If you’re in an HM leadership position, don’t be surprised if you’re asked to be a mentor for a less-experienced hospitalist. Why should you voluntarily spend valuable time sharing your guidance and advice? Because to lead is to mentor, and when you dive into the process it rewards all parties involved.
To Lead Is to Mentor
Whether you were just promoted or you’re a leadership veteran approached for the first time by an eager new hospitalist, don’t hesitate to add mentoring to your schedule and responsibilities.
“When you start out as a leader, you get where you want to go by being a mentor,” says Eric E. Howell, MD, director of Collaborative Inpatient Medicine Service, Department of Medicine, Johns Hopkins Bayview Medical Center, Baltimore and faculty for SHM’s Leadership Academy. “You gather disciples, as it were, who will then see you as a leader and support you as a good leadership choice.”
Not only that, but mentoring can add to your skill set as a leader, says Joan C. Faro, MD, FACP, MBA, chief medical officer at John T. Mather Memorial Hospital, Port Jefferson, N.Y. “If you’re interested in developing leadership skills, it’s one of those things you need to do, and do well. If you can’t mentor, then you really can’t lead.”
Plus, when you mentor, you get to feel the reward inherent in helping a young physician whose shoes you once filled. “It’s like raising a kid,” says Dr. Faro. “You want to do a good job because you want to see someone succeed.” This is especially true for mentoring relationships within your HM group.
That means fully flushing out the program and dedicating the time necessary to make it a success. “If you are the de facto leader of a group, you have some obligation to people interested in career development,” says Dr. Howell. “I think it’s part of the job to help advance those people.”
The Ground Rules
Any new mentoring arrangement should start with a discussion of expectations, responsibilities, time frames, and communication. What are the mentee’s expectations for the relationship? How much time can you, the mentor, offer?

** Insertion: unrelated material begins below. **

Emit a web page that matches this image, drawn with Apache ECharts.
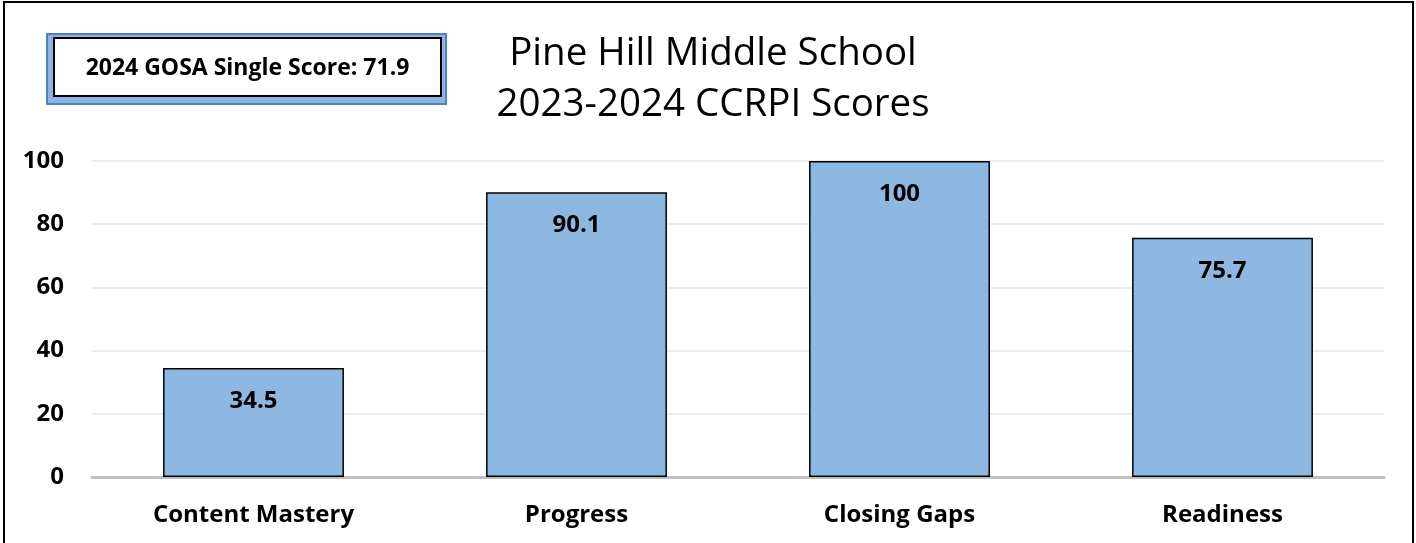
<!DOCTYPE html>
<html>
<head>
<meta charset="utf-8">
<script src="https://cdn.jsdelivr.net/npm/echarts@6/dist/echarts.min.js"></script>
<style>
html,body{margin:0;padding:0;background:#fff;}
#chart{width:1416px;height:543px;}
</style>
</head>
<body>
<div id="chart"></div>
<script>
const categories = ['Content Mastery', 'Progress', 'Closing Gaps', 'Readiness'];
const scores = [34.5, 90.1, 100, 75.7];
const yTicks = [0, 20, 40, 60, 80, 100];
const titleLines = ['Pine Hill Middle School', '2023-2024 CCRPI Scores'];
const boxText = '2024 GOSA Single Score: 71.9';

const FONT = '"Open Sans", Lato, sans-serif';
const chart = echarts.init(document.getElementById('chart'), null, {renderer: 'canvas'});
chart.setOption({
  backgroundColor: '#ffffff',
  animation: false,
  title: {
    text: titleLines.join('\n'),
    left: 708, top: 24, textAlign: 'center',
    textStyle: {fontFamily: FONT, fontSize: 38.5, fontWeight: 'normal', color: '#000', lineHeight: 51}
  },
  graphic: [
    {type: 'rect', shape: {x: 4, y: 2, width: 1409, height: 560}, style: {fill: 'none', stroke: '#000', lineWidth: 2}, silent: true, z: 0},
    {type: 'rect', shape: {x: 47, y: 34, width: 399, height: 70}, style: {fill: '#8db4e2', stroke: '#4f81bd', lineWidth: 2}, z: 10},
    {type: 'rect', shape: {x: 54, y: 38, width: 387, height: 58}, style: {fill: '#ffffff', stroke: '#000', lineWidth: 2}, z: 11},
    {type: 'text', x: 247.5, y: 68, style: {text: boxText, fontFamily: FONT, fontSize: 23, fontWeight: 'bold', fill: '#000', align: 'center', verticalAlign: 'middle'}, z: 12}
  ],
  grid: {left: 92, right: 32, top: 161, bottom: 66, containLabel: false},
  xAxis: {
    type: 'category', data: categories,
    axisLine: {show: true, lineStyle: {color: '#bfbfbf', width: 3}},
    axisTick: {show: false},
    axisLabel: {fontFamily: FONT, fontSize: 24, fontWeight: 'bold', color: '#000', margin: 26}
  },
  yAxis: {
    type: 'value', min: yTicks[0], max: yTicks[yTicks.length - 1], interval: yTicks[1] - yTicks[0],
    axisLine: {show: false}, axisTick: {show: false},
    splitLine: {lineStyle: {color: '#ececec', width: 2}},
    axisLabel: {fontFamily: FONT, fontSize: 24, fontWeight: 'bold', color: '#000', margin: 28}
  },
  series: [{
    type: 'bar', data: scores, barWidth: '56%',
    itemStyle: {color: '#8db8e2', borderColor: '#000', borderWidth: 1.5},
    label: {show: true, position: 'insideTop', distance: 21, fontFamily: FONT, fontSize: 24, fontWeight: 'bold', color: '#000'}
  }]
});
</script>
</body>
</html>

Whether the arrangement is formal (a director mentoring a new hire) or casual (an established hospitalist asking a conference speaker for a long-distance mentoring relationship), ground rules are important, Dr. Howell insists. “The mentoring relationship can be established informally, but it’s worthwhile to set some rules on responsibilities: How is the feedback going to come, how frank and honest do you want to be, when should we meet? …Rules will depend on the relationship and on the individuals involved.”